[START OF SUPPLIED MATERIAL]

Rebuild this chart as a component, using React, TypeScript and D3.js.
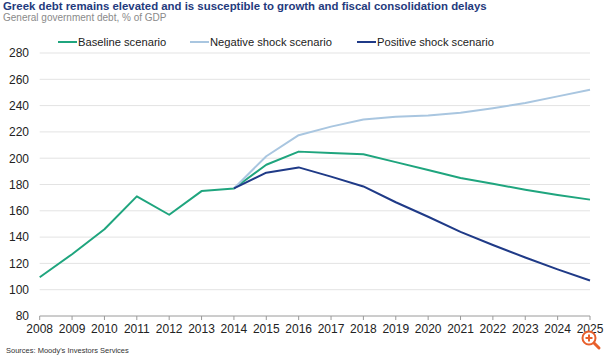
import React from "react";
import * as d3 from "d3";

const years = [2008, 2009, 2010, 2011, 2012, 2013, 2014, 2015, 2016, 2017, 2018, 2019, 2020, 2021, 2022, 2023, 2024, 2025];
const baseline = [109.5, 127, 146, 171, 157, 175, 177, 195, 205, 204, 203, 197, 191, 185, 180.5, 176, 172, 168.5];
const negative = [null, null, null, null, null, null, 177, 201.5, 217.5, 224, 229.5, 231.5, 232.5, 234.5, 238, 242, 247, 252];
const positive = [null, null, null, null, null, null, 177, 189, 193, 186, 178.5, 166.5, 155.5, 144, 134, 124.5, 115.5, 107];
const yTicks = [80, 100, 120, 140, 160, 180, 200, 220, 240, 260, 280];

const seriesNames = ["Baseline scenario", "Negative shock scenario", "Positive shock scenario"];
const seriesColors = ["#1fa57e", "#a9c6e0", "#1f3a87"];

export default function App() {
  const W = 610, H = 357;
  const x = d3.scaleLinear().domain([2008, 2025]).range([39.7, 590]);
  const y = d3.scaleLinear().domain([80, 280]).range([316, 53]);
  const line = d3
    .line<[number, number | null]>()
    .defined((d) => d[1] != null)
    .x((d) => x(d[0]))
    .y((d) => y(d[1] as number));
  const data = [baseline, negative, positive];
  const font = "'Liberation Sans', Arial, sans-serif";
  const legendX = [58, 190, 357];

  return (
    <svg width={W} height={H} style={{ position: "absolute", left: 0, top: 0, fontFamily: font }}>
      <rect width={W} height={H} fill="#fff" />
      <text x={3} y={10} fontSize={11.4} fontWeight="bold" fill="#1f3a7d">
        Greek debt remains elevated and is susceptible to growth and fiscal consolidation delays
      </text>
      <text x={3} y={21} fontSize={10} fill="#8a8a8a">
        General government debt, % of GDP
      </text>
      {seriesNames.map((n, i) => (
        <g key={n}>
          <line x1={legendX[i]} x2={legendX[i] + 19} y1={42} y2={42} stroke={seriesColors[i]} strokeWidth={2} />
          <text x={legendX[i] + 20} y={46} fontSize={11.2} fill="#222">
            {n}
          </text>
        </g>
      ))}
      {yTicks.map((t) => (
        <g key={t}>
          {t > 80 && <line x1={39.7} x2={590} y1={y(t)} y2={y(t)} stroke="#e3e3e3" strokeWidth={1} />}
          <text x={29} y={y(t) + 4.3} fontSize={12} textAnchor="end" fill="#222">
            {t}
          </text>
        </g>
      ))}
      <line x1={39.7} x2={590} y1={316} y2={316} stroke="#9a9a9a" strokeWidth={1} />
      {years.map((yr) => (
        <g key={yr}>
          <line x1={x(yr)} x2={x(yr)} y1={316} y2={320} stroke="#9a9a9a" strokeWidth={1} />
          <text x={x(yr)} y={333} fontSize={12} textAnchor="middle" fill="#222">
            {yr}
          </text>
        </g>
      ))}
      {data.map((s, i) => (
        <path
          key={i}
          d={line(years.map((yr, j) => [yr, s[j]] as [number, number | null])) || ""}
          fill="none"
          stroke={seriesColors[i]}
          strokeWidth={2}
          strokeLinejoin="round"
        />
      ))}
      <text x={6} y={352.5} fontSize={7.5} fill="#333">
        Sources: Moody's Investors Services
      </text>
      <g>
        <line x1={593} y1={342} x2={599} y2={348} stroke="#e8602c" strokeWidth={3} strokeLinecap="round" />
        <circle cx={589} cy={338} r={6.5} fill="#fff" stroke="#e8602c" strokeWidth={2} />
        <line x1={585.5} x2={592.5} y1={338} y2={338} stroke="#e8602c" strokeWidth={2} />
        <line x1={589} x2={589} y1={334.5} y2={341.5} stroke="#e8602c" strokeWidth={2} />
      </g>
    </svg>
  );
}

[END OF SUPPLIED MATERIAL]

§ THE REQUEST
Pull out every line in the material above where "React" occurs.

§ FINAL RESULT
Rebuild this chart as a component, using React, TypeScript and D3.js.
import React from "react";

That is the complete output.